** Begin **

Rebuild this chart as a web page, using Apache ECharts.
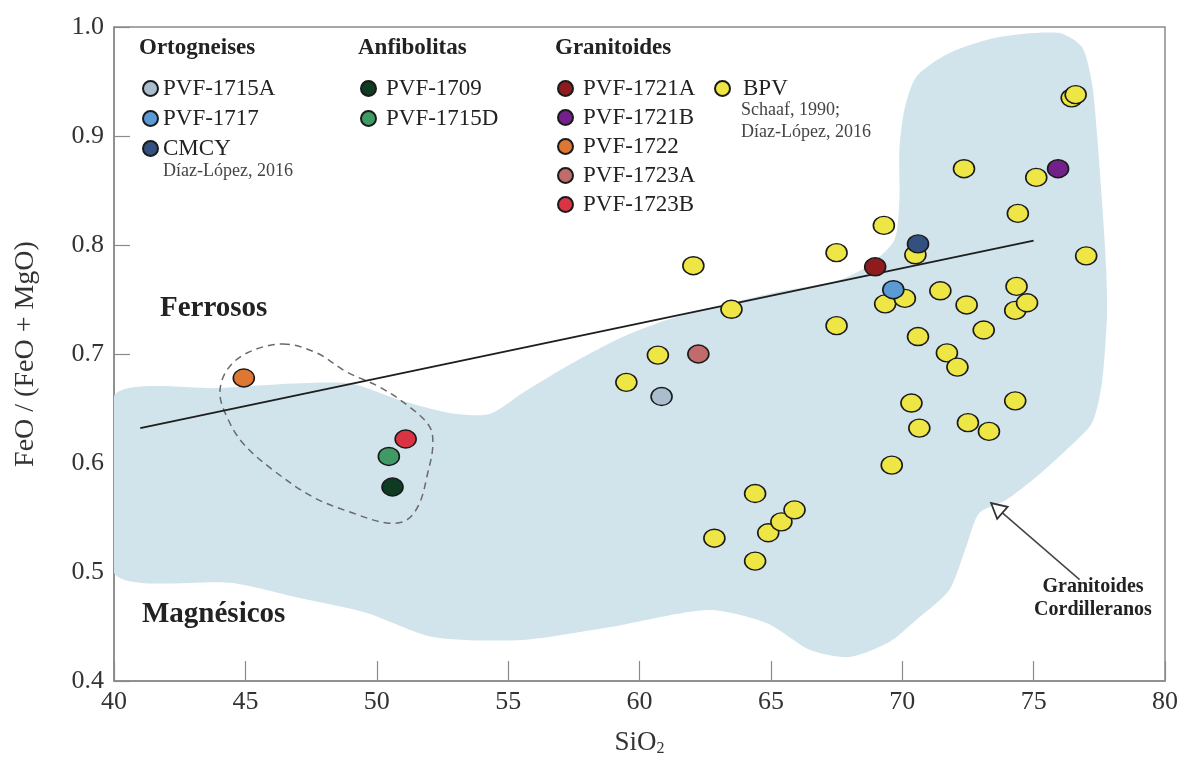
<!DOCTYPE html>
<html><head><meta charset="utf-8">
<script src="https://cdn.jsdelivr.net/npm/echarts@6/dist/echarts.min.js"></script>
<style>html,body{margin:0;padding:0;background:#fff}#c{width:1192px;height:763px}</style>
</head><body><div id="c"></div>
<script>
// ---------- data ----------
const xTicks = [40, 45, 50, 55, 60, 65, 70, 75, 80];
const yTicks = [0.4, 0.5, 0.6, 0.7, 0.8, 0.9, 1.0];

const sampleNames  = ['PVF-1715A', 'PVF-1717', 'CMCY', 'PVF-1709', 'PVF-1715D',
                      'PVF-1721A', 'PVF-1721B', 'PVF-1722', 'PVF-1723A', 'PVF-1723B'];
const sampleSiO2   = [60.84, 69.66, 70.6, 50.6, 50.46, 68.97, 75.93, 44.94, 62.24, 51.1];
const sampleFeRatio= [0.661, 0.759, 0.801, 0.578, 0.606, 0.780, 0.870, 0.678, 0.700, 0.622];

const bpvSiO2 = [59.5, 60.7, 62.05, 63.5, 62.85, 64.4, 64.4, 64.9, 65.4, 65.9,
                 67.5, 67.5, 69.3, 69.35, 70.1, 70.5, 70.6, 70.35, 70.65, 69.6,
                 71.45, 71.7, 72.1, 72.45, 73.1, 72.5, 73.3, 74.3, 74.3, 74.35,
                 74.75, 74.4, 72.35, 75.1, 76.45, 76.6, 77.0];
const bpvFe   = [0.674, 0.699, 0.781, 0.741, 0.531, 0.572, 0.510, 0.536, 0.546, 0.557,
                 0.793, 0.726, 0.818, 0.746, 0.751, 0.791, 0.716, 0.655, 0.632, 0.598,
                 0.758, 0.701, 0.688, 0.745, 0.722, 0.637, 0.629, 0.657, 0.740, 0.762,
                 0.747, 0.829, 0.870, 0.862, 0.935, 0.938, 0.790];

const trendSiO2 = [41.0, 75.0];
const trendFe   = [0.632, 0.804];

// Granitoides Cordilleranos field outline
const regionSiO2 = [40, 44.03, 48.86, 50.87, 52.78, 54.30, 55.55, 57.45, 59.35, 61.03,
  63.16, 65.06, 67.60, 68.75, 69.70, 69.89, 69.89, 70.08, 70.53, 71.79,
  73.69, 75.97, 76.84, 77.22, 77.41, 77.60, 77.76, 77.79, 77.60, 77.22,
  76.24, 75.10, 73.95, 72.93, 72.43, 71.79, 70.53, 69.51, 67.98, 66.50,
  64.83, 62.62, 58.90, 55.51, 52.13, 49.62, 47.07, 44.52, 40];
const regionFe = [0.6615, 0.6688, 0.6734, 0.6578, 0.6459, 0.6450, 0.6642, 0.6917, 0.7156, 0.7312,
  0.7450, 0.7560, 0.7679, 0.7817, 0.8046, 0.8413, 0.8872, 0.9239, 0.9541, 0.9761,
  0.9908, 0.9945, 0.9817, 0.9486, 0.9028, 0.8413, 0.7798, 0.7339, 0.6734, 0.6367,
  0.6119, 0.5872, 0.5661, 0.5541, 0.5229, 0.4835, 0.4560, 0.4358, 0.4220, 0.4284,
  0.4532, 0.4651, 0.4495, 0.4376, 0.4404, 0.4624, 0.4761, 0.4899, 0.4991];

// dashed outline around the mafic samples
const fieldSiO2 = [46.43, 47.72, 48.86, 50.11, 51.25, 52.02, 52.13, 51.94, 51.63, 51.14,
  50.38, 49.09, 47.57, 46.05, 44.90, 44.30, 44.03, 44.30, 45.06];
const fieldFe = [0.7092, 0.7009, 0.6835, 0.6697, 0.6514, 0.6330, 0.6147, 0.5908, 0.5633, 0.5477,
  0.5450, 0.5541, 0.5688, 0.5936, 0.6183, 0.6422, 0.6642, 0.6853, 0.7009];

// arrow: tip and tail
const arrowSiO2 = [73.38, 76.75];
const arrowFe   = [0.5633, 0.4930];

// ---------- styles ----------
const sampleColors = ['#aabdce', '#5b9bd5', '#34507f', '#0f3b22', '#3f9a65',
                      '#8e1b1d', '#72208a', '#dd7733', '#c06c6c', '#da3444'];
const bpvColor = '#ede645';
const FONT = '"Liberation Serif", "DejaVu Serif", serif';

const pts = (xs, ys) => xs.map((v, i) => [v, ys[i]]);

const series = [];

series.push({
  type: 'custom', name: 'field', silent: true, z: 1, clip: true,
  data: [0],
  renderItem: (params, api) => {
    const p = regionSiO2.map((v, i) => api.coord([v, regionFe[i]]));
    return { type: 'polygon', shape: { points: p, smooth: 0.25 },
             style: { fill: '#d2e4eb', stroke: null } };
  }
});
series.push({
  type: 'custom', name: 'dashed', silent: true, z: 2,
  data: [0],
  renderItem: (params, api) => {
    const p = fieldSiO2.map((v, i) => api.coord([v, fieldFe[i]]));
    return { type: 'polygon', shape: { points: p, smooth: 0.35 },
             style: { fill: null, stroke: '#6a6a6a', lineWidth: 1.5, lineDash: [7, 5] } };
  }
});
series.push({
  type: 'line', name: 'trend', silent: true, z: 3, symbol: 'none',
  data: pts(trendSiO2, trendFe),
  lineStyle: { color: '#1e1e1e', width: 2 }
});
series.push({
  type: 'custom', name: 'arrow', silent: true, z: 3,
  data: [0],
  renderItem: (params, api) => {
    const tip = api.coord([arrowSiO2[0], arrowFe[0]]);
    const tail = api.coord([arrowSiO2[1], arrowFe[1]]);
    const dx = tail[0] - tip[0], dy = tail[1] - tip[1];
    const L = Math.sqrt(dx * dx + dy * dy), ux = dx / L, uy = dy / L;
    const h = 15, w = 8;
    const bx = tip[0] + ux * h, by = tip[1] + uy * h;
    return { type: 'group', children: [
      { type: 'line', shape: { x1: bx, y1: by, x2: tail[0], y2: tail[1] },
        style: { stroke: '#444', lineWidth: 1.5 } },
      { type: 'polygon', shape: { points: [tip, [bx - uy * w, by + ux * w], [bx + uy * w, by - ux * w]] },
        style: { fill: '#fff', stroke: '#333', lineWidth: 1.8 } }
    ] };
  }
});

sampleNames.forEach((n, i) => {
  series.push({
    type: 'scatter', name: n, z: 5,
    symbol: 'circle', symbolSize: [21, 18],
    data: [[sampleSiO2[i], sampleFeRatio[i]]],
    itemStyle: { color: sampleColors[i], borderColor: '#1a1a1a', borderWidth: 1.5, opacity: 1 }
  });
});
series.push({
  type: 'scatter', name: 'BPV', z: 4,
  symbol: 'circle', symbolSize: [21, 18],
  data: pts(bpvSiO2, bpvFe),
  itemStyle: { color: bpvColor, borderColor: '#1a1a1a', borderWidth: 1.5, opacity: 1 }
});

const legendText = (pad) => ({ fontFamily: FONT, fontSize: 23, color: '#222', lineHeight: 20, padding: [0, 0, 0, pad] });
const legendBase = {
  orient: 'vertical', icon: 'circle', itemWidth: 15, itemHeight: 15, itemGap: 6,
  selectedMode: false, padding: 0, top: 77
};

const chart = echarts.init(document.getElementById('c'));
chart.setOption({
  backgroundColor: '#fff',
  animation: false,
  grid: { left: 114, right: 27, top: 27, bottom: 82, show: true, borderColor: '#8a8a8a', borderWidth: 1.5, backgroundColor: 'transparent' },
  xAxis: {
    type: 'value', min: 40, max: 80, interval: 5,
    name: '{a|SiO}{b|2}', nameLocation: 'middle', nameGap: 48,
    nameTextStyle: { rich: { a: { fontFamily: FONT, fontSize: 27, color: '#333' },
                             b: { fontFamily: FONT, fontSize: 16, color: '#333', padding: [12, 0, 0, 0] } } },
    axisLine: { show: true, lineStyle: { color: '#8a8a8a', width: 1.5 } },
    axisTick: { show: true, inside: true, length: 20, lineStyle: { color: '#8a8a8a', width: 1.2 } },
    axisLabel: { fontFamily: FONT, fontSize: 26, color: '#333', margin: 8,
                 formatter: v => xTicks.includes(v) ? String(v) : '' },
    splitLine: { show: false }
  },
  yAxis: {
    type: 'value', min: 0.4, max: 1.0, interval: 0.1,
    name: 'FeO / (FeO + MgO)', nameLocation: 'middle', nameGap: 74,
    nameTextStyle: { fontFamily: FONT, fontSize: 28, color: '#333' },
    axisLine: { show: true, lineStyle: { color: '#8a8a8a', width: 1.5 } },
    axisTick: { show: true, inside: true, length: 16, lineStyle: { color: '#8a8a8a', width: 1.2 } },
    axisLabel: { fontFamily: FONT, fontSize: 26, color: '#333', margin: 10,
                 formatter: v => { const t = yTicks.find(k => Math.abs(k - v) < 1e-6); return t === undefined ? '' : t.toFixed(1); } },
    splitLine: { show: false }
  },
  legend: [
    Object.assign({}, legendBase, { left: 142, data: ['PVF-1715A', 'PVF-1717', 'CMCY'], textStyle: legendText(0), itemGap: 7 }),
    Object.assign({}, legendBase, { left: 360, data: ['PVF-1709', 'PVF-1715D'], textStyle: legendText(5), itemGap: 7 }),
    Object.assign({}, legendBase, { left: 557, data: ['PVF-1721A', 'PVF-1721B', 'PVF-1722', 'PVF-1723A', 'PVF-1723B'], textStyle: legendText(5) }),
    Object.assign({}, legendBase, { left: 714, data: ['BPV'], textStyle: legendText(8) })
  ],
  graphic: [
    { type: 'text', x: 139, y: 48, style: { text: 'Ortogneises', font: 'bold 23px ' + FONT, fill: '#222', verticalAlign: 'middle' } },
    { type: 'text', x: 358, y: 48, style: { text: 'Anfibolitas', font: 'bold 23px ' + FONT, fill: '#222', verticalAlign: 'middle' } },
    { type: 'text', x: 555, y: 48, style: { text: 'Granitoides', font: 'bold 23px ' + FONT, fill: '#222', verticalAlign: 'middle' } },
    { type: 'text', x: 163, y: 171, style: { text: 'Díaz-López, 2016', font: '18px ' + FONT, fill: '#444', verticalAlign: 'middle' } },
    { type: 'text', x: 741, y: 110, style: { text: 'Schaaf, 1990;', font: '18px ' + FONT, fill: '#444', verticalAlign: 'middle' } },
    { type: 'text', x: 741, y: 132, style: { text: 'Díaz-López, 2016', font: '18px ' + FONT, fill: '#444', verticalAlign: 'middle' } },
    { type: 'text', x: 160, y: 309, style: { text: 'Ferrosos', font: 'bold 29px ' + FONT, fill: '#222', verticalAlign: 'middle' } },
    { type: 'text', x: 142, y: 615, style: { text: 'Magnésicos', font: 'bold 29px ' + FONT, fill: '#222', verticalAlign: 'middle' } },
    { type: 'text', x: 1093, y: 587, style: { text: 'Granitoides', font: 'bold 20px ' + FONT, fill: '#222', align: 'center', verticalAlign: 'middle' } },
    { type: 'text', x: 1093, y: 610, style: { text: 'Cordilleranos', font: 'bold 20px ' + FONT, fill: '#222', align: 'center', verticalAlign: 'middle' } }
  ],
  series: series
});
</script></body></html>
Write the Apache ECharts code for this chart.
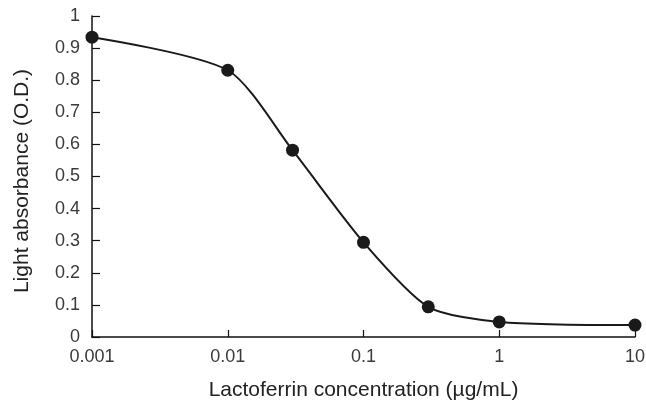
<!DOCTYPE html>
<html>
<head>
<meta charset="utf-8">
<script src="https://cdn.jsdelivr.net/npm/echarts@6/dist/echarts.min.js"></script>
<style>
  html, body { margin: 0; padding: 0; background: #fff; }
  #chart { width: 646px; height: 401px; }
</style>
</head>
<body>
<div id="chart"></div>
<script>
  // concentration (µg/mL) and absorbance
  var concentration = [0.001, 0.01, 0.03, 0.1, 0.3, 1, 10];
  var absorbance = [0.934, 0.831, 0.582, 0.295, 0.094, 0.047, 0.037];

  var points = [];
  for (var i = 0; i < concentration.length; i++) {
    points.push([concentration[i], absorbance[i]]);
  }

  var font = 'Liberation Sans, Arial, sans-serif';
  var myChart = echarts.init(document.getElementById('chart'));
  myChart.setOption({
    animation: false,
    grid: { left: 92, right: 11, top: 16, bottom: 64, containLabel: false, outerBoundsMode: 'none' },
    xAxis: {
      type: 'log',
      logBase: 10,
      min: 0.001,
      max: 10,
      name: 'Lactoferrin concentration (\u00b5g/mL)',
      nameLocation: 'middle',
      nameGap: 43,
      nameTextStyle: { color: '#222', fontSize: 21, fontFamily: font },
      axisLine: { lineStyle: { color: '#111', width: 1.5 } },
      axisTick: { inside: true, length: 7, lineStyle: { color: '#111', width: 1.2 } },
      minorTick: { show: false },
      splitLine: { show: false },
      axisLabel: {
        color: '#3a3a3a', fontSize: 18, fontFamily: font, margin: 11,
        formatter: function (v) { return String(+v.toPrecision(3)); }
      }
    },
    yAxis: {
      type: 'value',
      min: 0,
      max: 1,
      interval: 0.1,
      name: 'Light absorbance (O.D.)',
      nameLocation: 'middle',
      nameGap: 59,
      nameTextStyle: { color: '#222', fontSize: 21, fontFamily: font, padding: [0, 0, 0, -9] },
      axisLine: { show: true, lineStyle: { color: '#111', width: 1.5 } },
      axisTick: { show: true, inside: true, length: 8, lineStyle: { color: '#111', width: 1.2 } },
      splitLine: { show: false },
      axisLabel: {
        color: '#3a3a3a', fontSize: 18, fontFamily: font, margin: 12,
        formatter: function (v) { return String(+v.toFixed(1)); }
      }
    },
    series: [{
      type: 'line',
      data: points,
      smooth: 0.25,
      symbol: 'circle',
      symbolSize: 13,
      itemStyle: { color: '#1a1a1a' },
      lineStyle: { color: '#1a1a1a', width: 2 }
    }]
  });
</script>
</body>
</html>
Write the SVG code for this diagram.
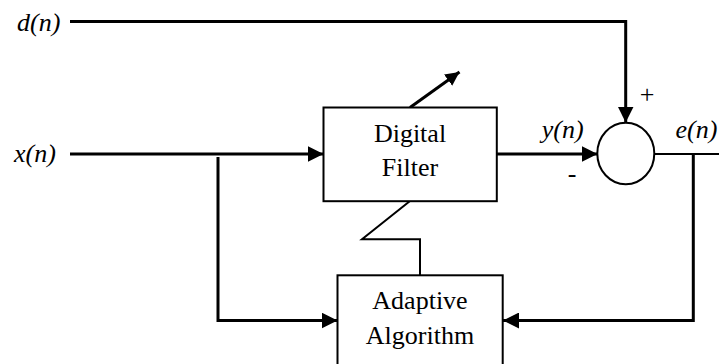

** End **

- [PROMPT]
Select all lines in the listing that include the word "code".

- [RESULT FOR THIS TASK]
Write the Apache ECharts code for this chart.
Write the SVG code for this diagram.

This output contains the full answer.